We love labels. They bring a sense of order to things. The dangerous thing about labels, though, is that, sometimes, we can get so attached to the label that we lose sight of the thing being labeled. When that thing is us, we can just as easily lose sight of ourselves, falling into the trap of defining ourselves as our disease, our disorder or our diagnosis.

Breast cancer is a big deal. It is, quite frankly, probably one of the biggest white elephants ever to occupy a room. The reason for this is that breast cancer is not just one thing — like a heart condition or an emotional dysregulation — but, rather, it’s a complex constellation of things affecting self-perception, body image, social relationships, sexuality and the list goes on; the proverbial pebble in a pond.

The question for those affected by breast cancer is, “What are you going to do with it”? Will you integrate your experience into the ever evolving fabric of your life and who you are, or will you let it define you? Definitions are labels, and labels limit us. If we choose to avoid letting the labels that are imposed upon us – whether from the inside or the outside – define us, then our potential remains limitless, and we remain empowered to live our lives fully, with joy and purpose.

What did you do to ensure that breast cancer would not label you or your life? Comment here or on our Facebook page.
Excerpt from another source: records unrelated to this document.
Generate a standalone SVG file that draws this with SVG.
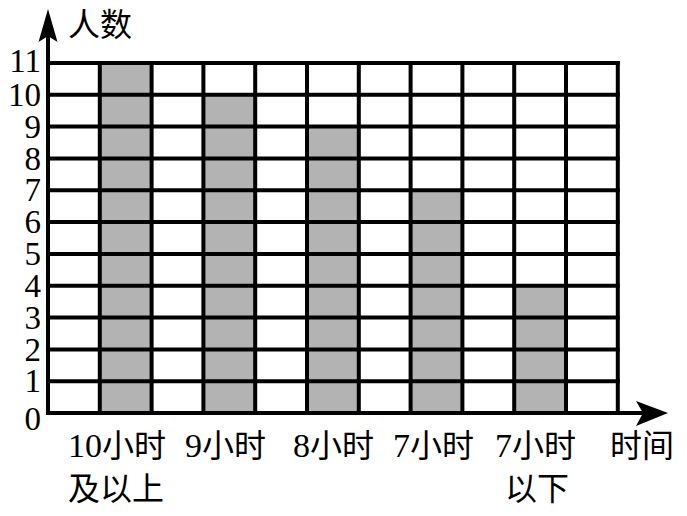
<svg xmlns="http://www.w3.org/2000/svg" width="687" height="516" viewBox="0 0 687 516">
<style>
.g{stroke:#000;stroke-width:4;fill:none;stroke-linecap:square}
.bar{fill:#b3b3b3;stroke:none}
.t{font-family:'Liberation Serif','Times New Roman',serif;font-size:34px;fill:#000}
.c{font-family:'Noto Sans CJK SC','Noto Sans CJK TC',sans-serif;font-size:32px}
.yl{text-anchor:end;font-size:33px}
</style>
<rect width="687" height="516" fill="#fff"/>
<g id="bars">
<rect class="bar" x="99.8" y="63" width="51.8" height="350"/>
<rect class="bar" x="203.4" y="94.8" width="51.8" height="318.2"/>
<rect class="bar" x="307" y="126.6" width="51.8" height="286.4"/>
<rect class="bar" x="410.6" y="190.3" width="51.8" height="222.7"/>
<rect class="bar" x="514.2" y="285.7" width="51.8" height="127.3"/>
</g>
<g id="grid" class="g">
<path d="M48 63H617.8M48 94.8H617.8M48 126.6H617.8M48 158.5H617.8M48 190.3H617.8M48 222.1H617.8M48 253.9H617.8M48 285.7H617.8M48 317.5H617.8M48 349.4H617.8M48 381.2H617.8"/>
<path d="M99.8 63V413M151.6 63V413M203.4 63V413M255.2 63V413M307 63V413M358.8 63V413M410.6 63V413M462.4 63V413M514.2 63V413M566 63V413M617.8 63V413"/>
</g>
<g id="axes">
<path class="g" d="M48 30V413H650" stroke-linecap="butt"/>
<path d="M48 9L57.5 42L48 36L38.5 42Z" fill="#000"/>
<path d="M668 413L636 401L643 413L636 426Z" fill="#000"/>
</g>
<g id="ylabels" class="t yl">
<text x="41" y="430">0</text>
<text x="41" y="392.4">1</text>
<text x="41" y="360.6">2</text>
<text x="41" y="328.7">3</text>
<text x="41" y="296.9">4</text>
<text x="41" y="265.1">5</text>
<text x="41" y="233.3">6</text>
<text x="41" y="201.1">7</text>
<text x="41" y="169.5">8</text>
<text x="41" y="137.6">9</text>
<text x="41" y="105.8">10</text>
<text x="41" y="72">11</text>
</g>
<g id="ytitle" class="t"><text x="68" y="36" class="c">人数</text></g>
<g id="xlabels" class="t">
<text x="68" y="457">10<tspan class="c">小时</tspan></text>
<text x="68" y="500" class="c">及以上</text>
<text x="185" y="457">9<tspan class="c">小时</tspan></text>
<text x="293" y="457">8<tspan class="c">小时</tspan></text>
<text x="393" y="457">7<tspan class="c">小时</tspan></text>
<text x="495" y="457">7<tspan class="c">小时</tspan></text>
<text x="505" y="500" class="c">以下</text>
<text x="610" y="457" class="c">时间</text>
</g>
</svg>
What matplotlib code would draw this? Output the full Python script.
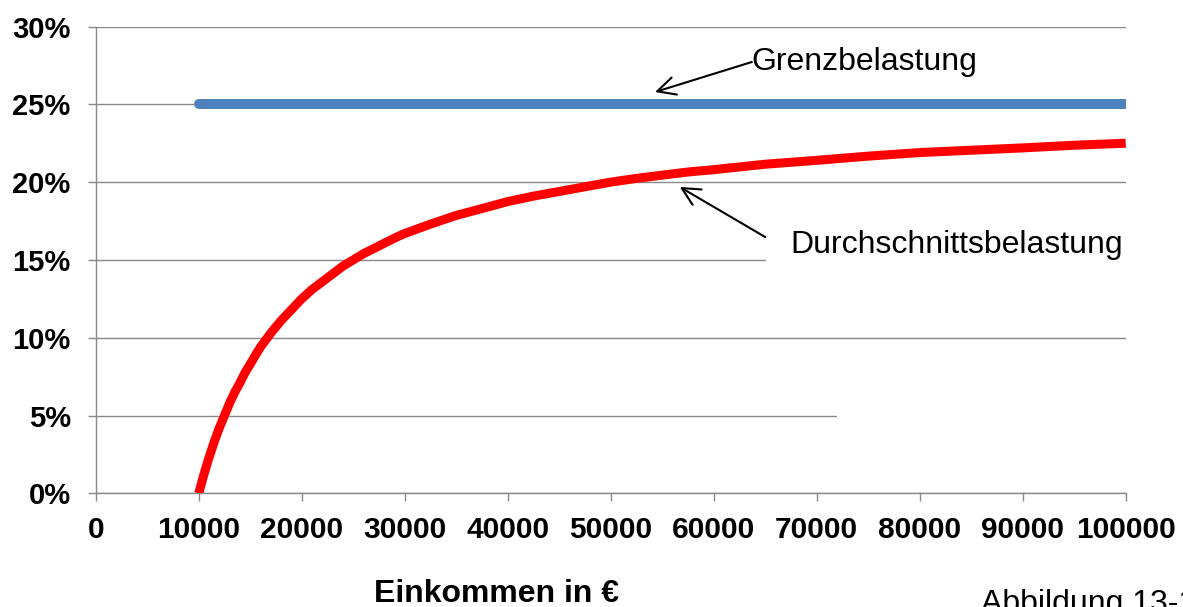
# Grenz- und Durchschnittsbelastung
import numpy as np
import matplotlib.pyplot as plt
from matplotlib.patches import Rectangle
from matplotlib.ticker import FuncFormatter

plt.rcParams['font.family'] = ['Liberation Sans', 'DejaVu Sans']

# Daten
grenz_x = [10000, 100000]
grenz_y = [0.25, 0.25]

durch_x = [10000, 10500, 11000, 11500, 12000, 12500, 13000, 13500, 14000, 14500,
           15000, 15500, 16000, 17000, 18000, 19000, 20000, 21000, 22000, 23000,
           24000, 25000, 26000, 27500, 29000, 30000, 32500, 35000, 37500, 40000,
           42500, 45000, 47500, 50000, 52500, 55000, 57500, 60000, 65000, 70000,
           75000, 80000, 85000, 90000, 95000, 100000]
durch_y = [0.0, 0.012, 0.023, 0.033, 0.042, 0.050, 0.058, 0.065, 0.071, 0.0776,
           0.083, 0.0887, 0.094, 0.103, 0.111, 0.118, 0.125, 0.131, 0.136, 0.141,
           0.146, 0.150, 0.154, 0.159, 0.164, 0.167, 0.173, 0.1786, 0.183, 0.1875,
           0.191, 0.194, 0.197, 0.200, 0.2024, 0.2045, 0.2065, 0.208, 0.2115, 0.214,
           0.2167, 0.219, 0.2205, 0.222, 0.2237, 0.225]

x_ticks = [0, 10000, 20000, 30000, 40000, 50000, 60000, 70000, 80000, 90000, 100000]
y_ticks = [0, 0.05, 0.10, 0.15, 0.20, 0.25, 0.30]

fig = plt.figure(figsize=(11.83, 6.07), dpi=100)
ax = fig.add_axes([0.0809, 0.1873, 0.8707, 0.769])

grau = '#898989'

ax.plot(grenz_x, grenz_y, color='#4F81BD', lw=7.2, solid_capstyle='round', zorder=3)
ax.plot(durch_x, durch_y, color='#FF0000', lw=6.5, solid_capstyle='butt',
        solid_joinstyle='round', zorder=3)

ax.set_xlim(0, 100000)
ax.set_ylim(0, 0.30)
ax.set_xticks(x_ticks)
ax.set_yticks(y_ticks)
ax.yaxis.set_major_formatter(FuncFormatter(lambda v, p: f'{v*100:.0f}%'))

ax.set_axisbelow(True)
ax.grid(axis='y', color=grau, lw=1.0)
for s in ['top', 'right']:
    ax.spines[s].set_visible(False)
for s in ['left', 'bottom']:
    ax.spines[s].set_color(grau)
    ax.spines[s].set_linewidth(1.0)

ax.tick_params(axis='both', direction='out', length=6, width=1.0, color=grau)
ax.tick_params(axis='y', pad=12, labelsize=21)
ax.tick_params(axis='x', pad=10, labelsize=21.5)
for lab in ax.get_xticklabels() + ax.get_yticklabels():
    lab.set_fontweight('bold')

# weisse Flaeche ueber der 5%-Linie
ax.add_patch(Rectangle((72000, 0.03), 30000, 0.04, facecolor='white',
                       edgecolor='none', zorder=1))

# Beschriftungen mit Pfeilen
ax.text(63700, 0.2772, 'Grenzbelastung', fontsize=23, va='center', ha='left',
        zorder=5)
ax.annotate('', xy=(54300, 0.2579), xytext=(63700, 0.2772),
            arrowprops=dict(arrowstyle='->', lw=1.5, color='black',
                            mutation_scale=32, shrinkA=0, shrinkB=0), zorder=6)

ax.text(67400, 0.1595, 'Durchschnittsbelastung', fontsize=23, va='center',
        ha='left', zorder=4,
        bbox=dict(boxstyle='square,pad=0.75', facecolor='white', edgecolor='none'))
ax.annotate('', xy=(56700, 0.1969), xytext=(65000, 0.1647),
            arrowprops=dict(arrowstyle='->', lw=1.5, color='black',
                            mutation_scale=32, shrinkA=0, shrinkB=0), zorder=6)

fig.text(497 / 1183, 1 - 579 / 607, 'Einkommen in €', fontsize=23,
         fontweight='bold', ha='center', va='top')
fig.text(981 / 1183, 1 - 589 / 607, 'Abbildung 13-1', fontsize=23,
         ha='left', va='top')

fig.savefig('out.png', dpi=100)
One thought on “Staying in center

  1. I noticed early on that my breast cancer made other people uncomfortable. No surprise there. So I often found myself almost apologizing for it when people grew nervous about how to interact with me. I dreaded being labelled breast cancer survivor. It is not a label I ever want to wear or be known by. Instead, I want to feel like I am an adapter – that when faced with this big scary monster, I learned and grew rather than retreating in fear. It doesn’t make the fear go away, but it gives you something to do with it.